The self-proclaimed “Party with a Purpose” has garnered a reputation for being the go-to destination where blacks can unwind for a weekend of fun and empowerment. Anyone who has attended can understand why.

In addition to being held in New Orleans (America’s party city), the festival boasts powerful speakers, great performances, beauty, fashion and fitness components, a wide assortment of events and giveaways, and intimate access to tons of Black America’s favorite celebrities. And let’s not forget the food; there is always lots of good food.

But one of the biggest reasons the festival has experienced over two decades of success is the camaraderie and unity it promotes among black people.

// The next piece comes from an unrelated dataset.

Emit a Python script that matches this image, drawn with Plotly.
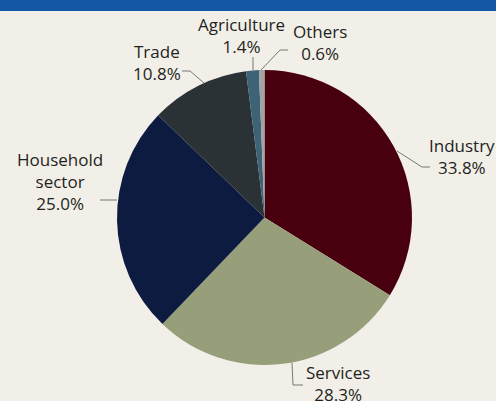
import plotly.graph_objects as go

# ---- data ----
sectors = ["Industry", "Services", "Household<br>sector", "Trade", "Agriculture", "Others"]
shares = [33.8, 28.3, 25.0, 10.8, 1.4, 0.6]
colors = ["#48000f", "#969f7a", "#0c1b3f", "#2a3236", "#3e6377", "#a3a3a3"]

# ---- layout constants (pixels) ----
W, H = 496, 401
CX, CY, R = 264.5, 217.5, 147.5
BG = "#f2efe9"

def px(x):
    return x / W

def py(y):
    return 1 - y / H

# label centre positions and leader paths, in pixels
label_pos = {
    "Industry": (462, 157),
    "Services": (338, 383),
    "Household<br>sector": (60, 181),
    "Trade": (157, 63),
    "Agriculture": (241, 35),
    "Others": (320, 42),
}
leaders = {
    "Industry": [(397, 151), (422, 167), (430, 167)],
    "Services": [(292, 363), (293, 385), (303, 385)],
    "Household<br>sector": [(100, 200), (117, 200)],
    "Trade": [(182, 71), (190, 71), (204, 83)],
    "Agriculture": [(253, 57), (253, 70)],
    "Others": [(261, 70), (280, 50), (288, 50)],
}

fig = go.Figure(go.Pie(
    labels=sectors,
    values=shares,
    sort=False,
    direction="clockwise",
    rotation=0,
    marker=dict(colors=colors, line=dict(width=0)),
    textinfo="none",
    showlegend=False,
    domain=dict(x=[px(CX - R), px(CX + R)], y=[py(CY + R), py(CY - R)]),
))

shapes = [dict(type="rect", xref="paper", yref="paper", x0=0, x1=1,
               y0=py(11), y1=1, fillcolor="#1357a5", line=dict(width=0), layer="above")]
for name, pts in leaders.items():
    path = "M " + " L ".join(f"{px(x)},{py(y)}" for x, y in pts)
    shapes.append(dict(type="path", xref="paper", yref="paper", path=path,
                       line=dict(color="#6a6a6a", width=0.9)))

annotations = []
for name, val in zip(sectors, shares):
    x, y = label_pos[name]
    annotations.append(dict(
        text=f"{name}<br>{val:.1f}%", x=px(x), y=py(y), xref="paper", yref="paper",
        showarrow=False, xanchor="center", yanchor="middle", align="center",
        font=dict(family="Open Sans", size=17, color="#231f20"),
    ))

fig.update_layout(
    width=W, height=H,
    margin=dict(l=0, r=0, t=0, b=0),
    paper_bgcolor=BG, plot_bgcolor=BG,
    shapes=shapes, annotations=annotations,
)

fig.write_html("out.html", config={"displayModeBar": False})

with open("out.html", encoding="utf-8") as f:
    html = f.read()
html = html.replace("<head>", "<head><style>html,body{margin:0;padding:0;overflow:hidden;}</style>", 1)
with open("out.html", "w", encoding="utf-8") as f:
    f.write(html)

While attending the festival this year, the South Florida Times had the opportunity to speak with some attendees.

One of the prevailing notions was people loved Essence because, contrary to what mainstream media reports, it shows that black people can get together, have a good time and get along without negative incidents occurring.

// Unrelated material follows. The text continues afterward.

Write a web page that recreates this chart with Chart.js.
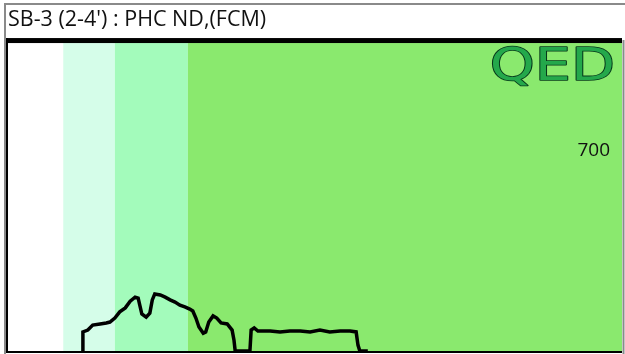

“I’m from New Orleans, but I look forward to Essence every year. You can come and enjoy. There is no arguing or fighting. If someone bumps into you, they say I’m sorry. It’s just good looking black people coming together and having a good time,” an attendee named Ms. Ingrid said.

“The energy at Essence Fest is unlike anything I’ve ever experienced. Thousands of men and women from all over the country laughing, dancing and enjoying themselves with strangers; the feeling of community was prevalent throughout the entire weekend,” said Akuba T. Dawkins of Atlanta.

Dawkins said she felt the immense amount of tragedies blacks have been experiencing in America over the last few years has prompted them to be kinder and more empathetic towards one another.

“The unity that I saw among my people was inspiring. Essence has found a way to provide a mechanism to celebrate the best parts of being black in America and I’m definitely coming back next year,” Dawkins concluded.

Many of this year’s events reinforced the theme of black unity and how important it is for blacks to support one another. Highlights included: Master P’s Hope NOLA Celebrity Basketball Game; the Woke Wonderland, which connected prominent and grassroots leaders working for change; and the tribute to the iconic Cissy Houston during Gospel day.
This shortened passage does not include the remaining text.